(the source code for this document is available here)

RMarkdown

What?

RMarkdown is a type of markup language that can be used to generate different types of documents that are common in academic research (.docx, .pdf, .html). You have probably used Microsoft Word most of your academic career to create documents for your classes. This type of program is classified as WYSIWYG (what you see is what you get), which means that the user can see exactly how the document looks at the same time that they are working on it. This differs from using a language to generate a document—in this case RMarkdown—because we have to give the program specific instructions regarding how we want to format different parameters (i.e., font size/type, bold type, cursive, etc.). Initially using a markup language like RMarkdown might seems like it adds unnecessary complexity to your workflow. You have to learn a new syntax before you will get the results you expect and you might think that typing what you want directly in word is much easier. However, as we will see below, using a markup language like RMarkdown can help us with numerous tasks that we have to do as part of conducting scientific research. For this reason we can consider RMarkdown a research tool, and you will see that it is well worth the initial effort it takes to learn to use it.

How?

RMarkdown has its own syntax, which is based on Markdown. Markdown is a language used to simplify creating content for the web. It translates simple content to HTML. RMarkdown uses the Markdown language and allows us to integrate R code.

Text

When we generate normal text (by normal I mean without adding frills like bold type) we create normal text in RMarkdown. Huh? By this I mean that by default the text we generate is pretty “standard”. We can end a line of text by adding two spaces at the end.

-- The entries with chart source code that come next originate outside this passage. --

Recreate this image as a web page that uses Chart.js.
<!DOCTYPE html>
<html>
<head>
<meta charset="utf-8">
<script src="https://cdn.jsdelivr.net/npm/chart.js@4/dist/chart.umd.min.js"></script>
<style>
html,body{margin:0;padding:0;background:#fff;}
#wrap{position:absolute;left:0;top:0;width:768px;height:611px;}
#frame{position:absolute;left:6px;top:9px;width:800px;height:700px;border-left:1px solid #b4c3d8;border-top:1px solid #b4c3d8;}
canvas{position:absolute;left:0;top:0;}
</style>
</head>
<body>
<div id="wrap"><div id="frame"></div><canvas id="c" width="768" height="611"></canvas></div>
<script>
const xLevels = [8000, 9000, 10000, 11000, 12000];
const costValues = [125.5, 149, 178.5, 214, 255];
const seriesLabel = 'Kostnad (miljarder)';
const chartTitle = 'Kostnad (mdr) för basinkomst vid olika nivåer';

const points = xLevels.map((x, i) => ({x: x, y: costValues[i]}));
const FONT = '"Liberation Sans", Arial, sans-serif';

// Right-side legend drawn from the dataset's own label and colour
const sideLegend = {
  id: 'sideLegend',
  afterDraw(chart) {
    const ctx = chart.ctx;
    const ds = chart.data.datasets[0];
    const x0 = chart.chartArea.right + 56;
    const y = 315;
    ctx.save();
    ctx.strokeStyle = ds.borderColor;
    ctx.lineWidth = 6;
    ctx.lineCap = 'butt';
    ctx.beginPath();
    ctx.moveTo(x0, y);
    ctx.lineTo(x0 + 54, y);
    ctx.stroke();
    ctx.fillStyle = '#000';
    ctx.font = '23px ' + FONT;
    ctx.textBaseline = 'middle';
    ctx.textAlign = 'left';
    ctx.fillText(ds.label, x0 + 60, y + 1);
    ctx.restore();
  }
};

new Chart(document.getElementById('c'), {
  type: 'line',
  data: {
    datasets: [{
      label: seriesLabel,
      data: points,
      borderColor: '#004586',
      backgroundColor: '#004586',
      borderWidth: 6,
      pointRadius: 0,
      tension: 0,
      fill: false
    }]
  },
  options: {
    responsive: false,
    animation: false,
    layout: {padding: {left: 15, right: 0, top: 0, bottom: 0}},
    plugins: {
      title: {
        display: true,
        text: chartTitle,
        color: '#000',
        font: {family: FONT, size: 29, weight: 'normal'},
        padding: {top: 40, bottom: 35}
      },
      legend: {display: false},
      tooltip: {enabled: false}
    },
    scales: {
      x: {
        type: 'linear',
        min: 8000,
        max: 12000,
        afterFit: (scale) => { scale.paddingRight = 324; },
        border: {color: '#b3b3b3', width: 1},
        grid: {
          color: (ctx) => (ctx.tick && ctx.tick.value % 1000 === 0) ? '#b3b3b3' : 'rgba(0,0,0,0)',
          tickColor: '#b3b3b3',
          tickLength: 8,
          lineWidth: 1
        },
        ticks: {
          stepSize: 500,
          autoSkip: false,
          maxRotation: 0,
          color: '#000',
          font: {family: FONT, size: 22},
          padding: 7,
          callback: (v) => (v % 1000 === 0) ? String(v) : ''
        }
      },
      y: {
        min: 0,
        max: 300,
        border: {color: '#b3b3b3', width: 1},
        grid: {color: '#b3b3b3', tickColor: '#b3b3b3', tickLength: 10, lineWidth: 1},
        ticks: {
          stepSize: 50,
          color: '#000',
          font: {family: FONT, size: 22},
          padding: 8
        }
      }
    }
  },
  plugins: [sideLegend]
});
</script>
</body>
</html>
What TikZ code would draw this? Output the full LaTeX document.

We wrap a single asterisk (*) around text if we want it to appear in italics. We wrap two asterisks (**) around text if we want to create bold text. We can also change the text in other ways, for examples usingsuperscripts or crossing words out. We can even include links (click that link to learn more about RMarkdown syntax).

Lists

We can create:

  • unordered lists
  • using a single dash (-)

as well as…

  1. ordered lists
  2. using numbers (1. , 2. , etc.)

This is how I did that in RMarkdown…

We can create: 

- unordered lists
- using a single dash (\-)

as well as...

1. ordered lists
2. using numbers (1. , 2. , etc.)

Tables

It is possible to create tables too…

Table Header Second Header
Table Cell Cell 2
Cell 3 Cell 4

Why?

We have seen a little big about how RMarkdown works. Now we will see a few of the features that makes it so useful for academia.

Functionality

RMarkdown is written in a .Rmd file, which is a simple text file. Writing in a text file has several advantages.

  • Text files are small
  • We don’t need expensive, proprietary software (we can open and edit a text file with any text editor)
  • It works on any operating system

Variable output

An .Rmd file can be converted to a word document, a pdf, or a standalone website. All we have to do is modify the yaml front matter. Specifically, we modify output: "html_document" to “pdf_document” or “word_document”.

Reproducible research

Normally our statistical analyses and the documents we use to present them are independent files/formats. For example, we might fit a model using SPSS and then report the results in our paper, which we later send to a journal to be published. This separation is the enemy. It is counterproductive if our goal is conduct reproducible investigations. Using RMarkdown we can include our analyses (scripts in R) in the same document we send for publication.

R

Comments

#############################
# Always comment your code! #
#############################

# This is a comment
2 + 2
## [1] 4

Basic math

#####################
# R as a calculator #
#####################

2 + 2
## [1] 4
4^2
## [1] 16
(12 * 15) / 2
## [1] 90

Assigment

# R uses objects

# Store the value '2' to the object 'x'
x <- 2
print(x)
## [1] 2
# Perform an operation on 'x'
x + 4
## [1] 6

Install packages

# install a package
install.packages("tidyverse")

Analyze data

library(tidyverse)
glimpse(cars)
## Rows: 50
## Columns: 2
## $ speed <dbl> 4, 4, 7, 7, 8, 9, 10, 10, 10, 11, 11, 12, 12, 12, 12, 13, 13, 1…
## $ dist  <dbl> 2, 10, 4, 22, 16, 10, 18, 26, 34, 17, 28, 14, 20, 24, 28, 26, 3…
my_analysis <- lm(speed ~ dist, data = cars)

summary(my_analysis)
## 
## Call:
## lm(formula = speed ~ dist, data = cars)
## 
## Residuals:
##     Min      1Q  Median      3Q     Max 
## -7.5293 -2.1550  0.3615  2.4377  6.4179 
## 
## Coefficients:
##             Estimate Std. Error t value Pr(>|t|)    
## (Intercept)  8.28391    0.87438   9.474 1.44e-12 ***
## dist         0.16557    0.01749   9.464 1.49e-12 ***
## ---
## Signif. codes:  0 '***' 0.001 '**' 0.01 '*' 0.05 '.' 0.1 ' ' 1
## 
## Residual standard error: 3.156 on 48 degrees of freedom
## Multiple R-squared:  0.6511, Adjusted R-squared:  0.6438 
## F-statistic: 89.57 on 1 and 48 DF,  p-value: 1.49e-12

Make a plot

ggplot(cars, aes(x = dist, y = speed)) + 
  geom_point() + 
  geom_smooth(method = 'lm')